What struggles did you have? Did you have ideas that failed?

I think the only thing I consider a struggle is money. When I was working on the bags I was making each one by hand and had not really factored my time into the cost of the bags so I was earning very little. I loved them, people loved them but it was just not sustainable for me living in NYC. I dont consider it a failure, I just had to put it away. 

This time I’m really nervous because more is at stake. I have a son now, and the cannabis retail store will require me to build a whole team, which I’ve never had to do. My past ventures were more “this is a great idea lets do it!” kinds of projects. 

Did you have help along the way?

With my current project I will need a lot of help. I don’t have a stash of money so I have to find financial backers to trust my vision. 

Did you ever consider giving up?

I sometimes feel like this time I’ve taken on something too big. I can pull off a lot of unimaginable things, for instance, In 2011 some friends and I had an idea for a reality show. We filmed a 3 minute pitch video and actually sold it to MTV who produced and aired a full season of the show. But at times I feel like i’m finally out of my depth. But, if I do give up now I dont know if I can pivot again, and I know advertising is not really interested in a 50-something mom who’s been on hiatus. So I have to keep going.
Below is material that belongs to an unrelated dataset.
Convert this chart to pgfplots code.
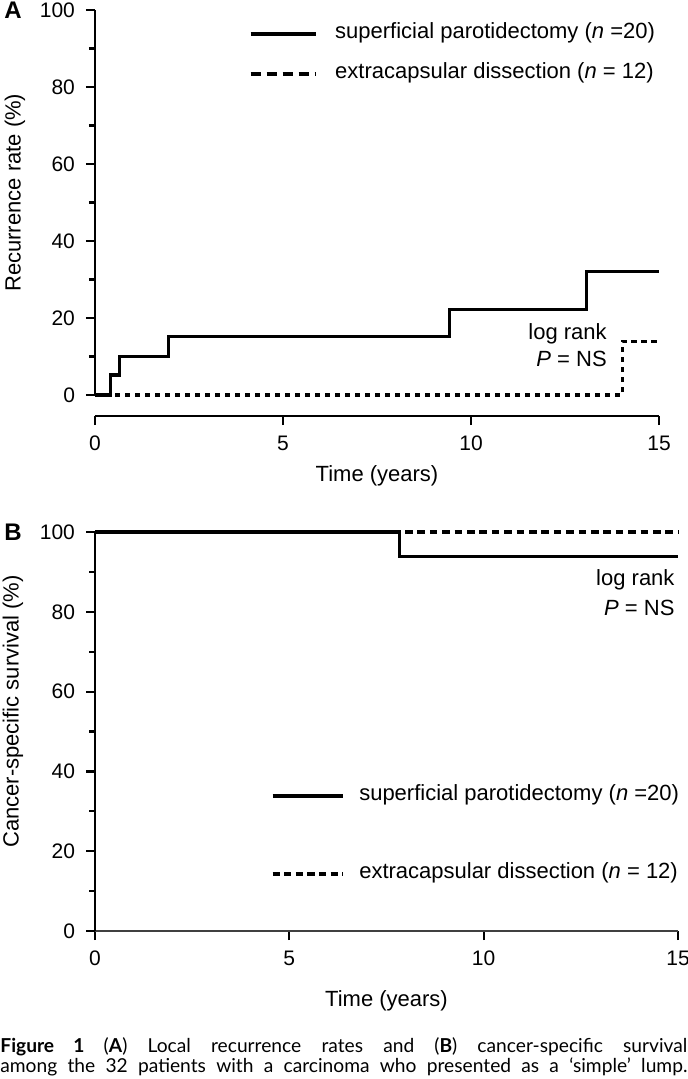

What would you do differently if you did it again?

If I could do anything differently, I would not have quit Y&R to do the MTV show. I would have kept my job and collected my checks from MTV instead of working with the writing team, and being on set for 26 weeks. It was just not the right timing for me to walk away from a steady paycheck.

What advice do you wish you had before you started?

I’m not good at taking advice on what direction my life should take. I probably wish I had just been more fiscally conservative. Saving money, not cashing in my 401k, and tightening the monthly budget while chasing a dream. But I’m sure my mom was telling me all those things and I ignored it!

What's the single biggest mistake you made in doing this?

What is the single most important thing that contributed to your success?

I think my years in advertising has made all my little ventures successful in their own way. Everything is a pitch. I mean everything. You’re pitching a new landlord when you want to rent an apartment. Pitching a show to a network is exactly the same as a campaign to a client. You need to give them a reason to believe in your idea, a reason to believe in your ability to execute. Same with raising 2 million dollars. I have a killer pitch deck, so i really know it’s just my confidence that I need to work on.

Do you miss your old life?

I miss the teamwork of advertising, the friends I would make at agencies. Working with people who totally get what you’re trying to do and how much it sucks when it sucks. And I miss the paychecks and the health insurance–the safety net.

**This wasn’t asked, but I think advertising creatives are uniquely positioned to jump ship and land on their feet in almost anything they want to try. Maybe they won’t be the best, but we wear so many hats, and have to absorb information so quickly that we have skills we don’t even realize. I see people on linked in asking all the time “how can I leave agency life?” and really just do it. Decide what you want to do, brand yourself and go.